All is NOT perfect in rainbow land.
me BS 52
him - 46
married 15 years DIVORCED 10 31 12
children - ds15 ds12
I gave a 24hour ultimatum then went to attorney next day
Posts: 1714 | Registered: Jan 2012
Member # 37898
| Posted: 6:28 AM, April 19th (Saturday), 2014|
she detached emotionally from our marriage without ever telling me how she was feeling.
Just reading through this thread after awakening from a dream in which XWW had broken up with AP but did not want to R. Not sure why this was particularly upsetting.
Anyway, the above quote gets to me. It makes me angry: if she had detached (and this is how my ex explained it to me at one point), then why the hell did she not say something--anything--to me?

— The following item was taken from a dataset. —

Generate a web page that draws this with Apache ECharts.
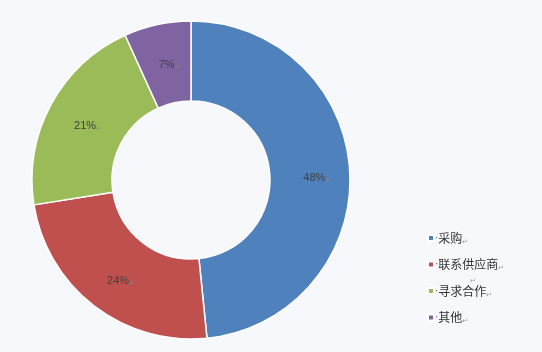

It is like the ship you are on is sinking. And on this ship are people who love you and whom you profess to love. If you are feeling like you are going to jump off that ship, why not alert the others? Are their lives not worth it? Are they not as important as you?
(Just realized I answered my own question: no, they aren't.)
AND to make it worse, during the time of her affair and in at least a year preceding it, she professed that she was never so happy, how wonderful I was as a husband and father, etc. So there were not only no signs, but signs to the contrary.
It's just very upsetting: if she had just tried--if she had simply said "I am detaching; it's an emergency"--I would have done anything. It was our family, our lives, our future.
I suppose I know all the answers by now, but sometimes I just can't wrap my head around it. (I know, don't even try.)
Our family's future was decided unilaterally; I had no say in it.
Just a vent.
Divorced April Fool's Day 2014
Fear is the mind-killer.
Fear is the little-death that brings total obliteration.
I will face my fear.
I will permit it to pass over me and through me.